About Us

Our story

A journey that changed everything
and never really ended.

In the mid-1990s, I raised enough money in two months to do something I'd only dreamed of: travel through Asia on a deeply spiritual journey. I didn't know it at the time, but that trip would become the foundation of everything Namu Baru is today.

Our group started in Singapore, then made our way to Nepal, where we trekked eight days through the Himalayas—staying in Sherpa villages, walking paths where people still plowed their fields with ox and plow, watching snow fall on the ridgeline above us in the night. I remember waking in the dark and seeing the mountains across the valley in the moonlight. They felt ancient and alive, as if they were watching.

"It was like witnessing centuries of life, still unfolding—a world that reminded me how much I didn't yet know."

From Nepal we traveled into India—the Rajasthan desert, camel treks, thousand-year-old Jain temples, the Taj Mahal at dawn, bathing in the Ganges river at sunrise in Varanasi, an Indian classical music festival, and a morning mass in Calcutta where I sat just twenty feet from Mother Teresa, praying fervently even as she was ill. I meditated beneath a descendant of the original Bodhi Tree in Bodhgaya, speaking with Buddhist monks about the nature of the mind and Buddhism. I spent weeks in the community of the renowned spiritual teacher Papaji in Lucknow. I taught English at a school run by a Tibetan Buddhist Rinpoche in Nepal. I visited a Swami in the mountains in Nepal. I worked alongside people in vulnerable communities throughout India and Nepal. I loved the traditional arts & crafts and was gifted with a rudraksha seed by a wandering holy man.

Then I made my way to South Korea.


Korea is where the business was born. Walking through Buddhist temples, hearing the resonant peal of temple bells echo through mountain valleys at dusk, celebrating Buddha's Birthday in Seoul with thousands of people carrying paper lanterns through the streets for miles—I was completely immersed. And then one day I picked up a strand of Korean cedar malas and thought: people back home need to experience this.

I was right.

I started Namu Baru in 1997, initially bringing back incense and tea ware followed by prayer beads and malas and other traditional arts & crafts from Korea. Over the years I've made countless return trips—to source, to learn, to stay connected to the cultures and the craftspeople I love. But spiritual jewelry - prayer beads have always been the heart of it. They connect people to something ancient and meaningful—and they connect me, every single day, to that journey that changed the course of my life.

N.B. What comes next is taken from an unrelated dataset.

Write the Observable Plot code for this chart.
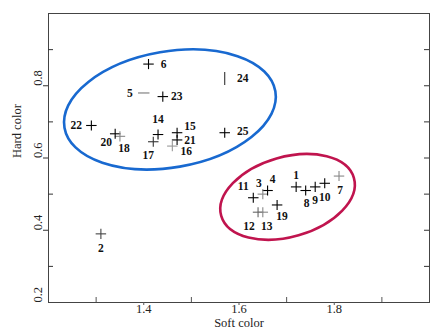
<!DOCTYPE html>
<html><head><meta charset="utf-8">
<script src="https://cdn.jsdelivr.net/npm/d3@7"></script>
<script src="https://cdn.jsdelivr.net/npm/@observablehq/plot@0.6"></script>
<style>body{margin:0;background:#fff}</style>
</head><body><div id="chart"></div>
<script>
// ---- data ----
const ids   = [1,2,3,4,5,6,7,8,9,10,11,12,13,14,15,16,17,18,19,20,21,22,23,24,25];
const soft  = [1.72,1.31,1.65,1.66,1.40,1.41,1.81,1.74,1.76,1.78,1.63,1.64,1.65,1.43,1.47,1.46,1.42,1.35,1.68,1.34,1.47,1.29,1.44,1.57,1.57];
const hard  = [0.52,0.39,0.50,0.51,0.78,0.86,0.55,0.51,0.52,0.53,0.49,0.45,0.45,0.665,0.67,0.633,0.645,0.66,0.47,0.667,0.65,0.69,0.77,0.82,0.67];
const softErr = [0.011,0.011,0.011,0.011,0.012,0.011,0.011,0.011,0.011,0.011,0.011,0.011,0.011,0.011,0.011,0.011,0.011,0.011,0.011,0.011,0.011,0.011,0.011,0,0.011];
const hardErr = [0.014,0.014,0.014,0.014,0,0.014,0.014,0.014,0.014,0.014,0.014,0.014,0.014,0.014,0.014,0.014,0.014,0.014,0.014,0.014,0.014,0.014,0.014,0.018,0.014];
const tone  = ["#000","#444","#888","#000","#777","#000","#888","#000","#000","#000","#000","#666","#888","#000","#000","#999","#333","#888","#000","#000","#000","#000","#000","#333","#000"];
const xTicks = [1.4,1.6,1.8];
const xMinor = [1.3,1.5,1.7,1.9];
const yTicks = [0.2,0.4,0.6,0.8];
const yMinor = [0.3,0.5,0.7,0.9];
const yAll = [0.3,0.4,0.5,0.6,0.7,0.8,0.9];

// ---- layout (label offsets in px, ellipse shapes) ----
const labelOffset = {1:[0,-12],2:[0,14],3:[-4,-11],4:[5,-11],5:[-14,0],6:[15,0],7:[1,14],8:[1,13],9:[0,13],10:[0,14],
  11:[-10,-11],12:[-9,14],13:[4,14],14:[0,-15],15:[13,-6],16:[14,5],17:[-5,14],18:[4,12],19:[5,11],20:[-9,9],
  21:[13,0],22:[-15,0],23:[14,0],24:[18,0],25:[18,-1]};
const ellipses = [
  {cx:1.456, cy:0.733, rx:107, ry:58, angle:9.8, stroke:"#1869d0"},
  {cx:1.703, cy:0.491, rx:69, ry:40, angle:16, stroke:"#c0144e"}
];

const points = ids.map((id,i)=>({id, x:soft[i], y:hard[i], xe:softErr[i], ye:hardErr[i], c:tone[i]}));

const W=447,H=335,mL=48,mR=18,mT=13,mB=33;
const pw=W-mL-mR, ph=H-mT-mB;
const serif = "Liberation Serif, DejaVu Serif, serif";

function ellipseMark(e){
  return (index, scales) => {
    const el = document.createElementNS("http://www.w3.org/2000/svg","ellipse");
    const cx = scales.x(e.cx), cy = scales.y(e.cy);
    el.setAttribute("cx", cx); el.setAttribute("cy", cy);
    el.setAttribute("rx", e.rx); el.setAttribute("ry", e.ry);
    el.setAttribute("transform", `rotate(${-e.angle} ${cx} ${cy})`);
    el.setAttribute("fill","none"); el.setAttribute("stroke", e.stroke);
    el.setAttribute("stroke-width", 2.6);
    return el;
  };
}

const plot = Plot.plot({
  width:W, height:H, marginLeft:mL, marginRight:mR, marginTop:mT, marginBottom:mB,
  x:{domain:[1.2,2.0], axis:null},
  y:{domain:[0.2,1.0], axis:null},
  color:{type:"identity"},
  style:{fontFamily:serif, background:"#fff"},
  marks:[
    Plot.frame({stroke:"#444"}),
    Plot.tickY(yTicks.filter(d=>d>0.2), {y:d=>d, insetLeft:-5, insetRight:pw, stroke:"#333"}),
    Plot.tickY(yMinor, {y:d=>d, insetRight:pw-5, stroke:"#333"}),
    Plot.tickY(yAll, {y:d=>d, insetLeft:pw-5, stroke:"#333"}),
    Plot.tickX(xMinor, {x:d=>d, insetTop:ph-5, stroke:"#555"}),
    Plot.tickX(xTicks, {x:d=>d, insetTop:ph, insetBottom:-3, stroke:"#555"}),
    Plot.text(yTicks, {y:d=>d, text:d=>d.toFixed(1), frameAnchor:"left", dx:-11, rotate:-90, fontSize:12.5, fill:"#222"}),
    Plot.text(xTicks, {x:d=>d, text:d=>d.toFixed(1), frameAnchor:"bottom", dy:10, fontSize:12.5, fill:"#222"}),
    Plot.text(["Soft color"], {frameAnchor:"bottom", dy:24, fontSize:12.5, fill:"#222"}),
    Plot.text(["Hard color"], {frameAnchor:"left", dx:-32, rotate:-90, fontSize:12.5, fill:"#222"}),
    ellipseMark(ellipses[0]),
    ellipseMark(ellipses[1]),
    Plot.link(points.filter(d=>d.xe>0), {x1:d=>d.x-d.xe, x2:d=>d.x+d.xe, y1:"y", y2:"y", stroke:"c", strokeWidth:1.1}),
    Plot.link(points.filter(d=>d.ye>0), {x1:"x", x2:"x", y1:d=>d.y-d.ye, y2:d=>d.y+d.ye, stroke:"c", strokeWidth:1.1}),
    ...points.map(p => Plot.text([p], {x:"x", y:"y", text:d=>String(d.id), dx:labelOffset[p.id][0], dy:labelOffset[p.id][1],
      fontSize:11.5, fontWeight:"bold", fill:"#111"}))
  ]
});
document.getElementById("chart").appendChild(plot);
</script>
</body></html>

"You can buy prayer beads anywhere. What you can't buy is 27 years of living inside the traditions they come from."

I've visited temples across Korea, Japan, China, Nepal, and India. I've sat with monks, shared meals beside temple gates, walked pilgrimage paths, and built relationships that span decades. Namu Baru isn't just a wholesale import company—it's the living expression of a spiritual journey that began with a miraculous trip and has never really stopped.

Every bead we carry has a story behind it. So do I.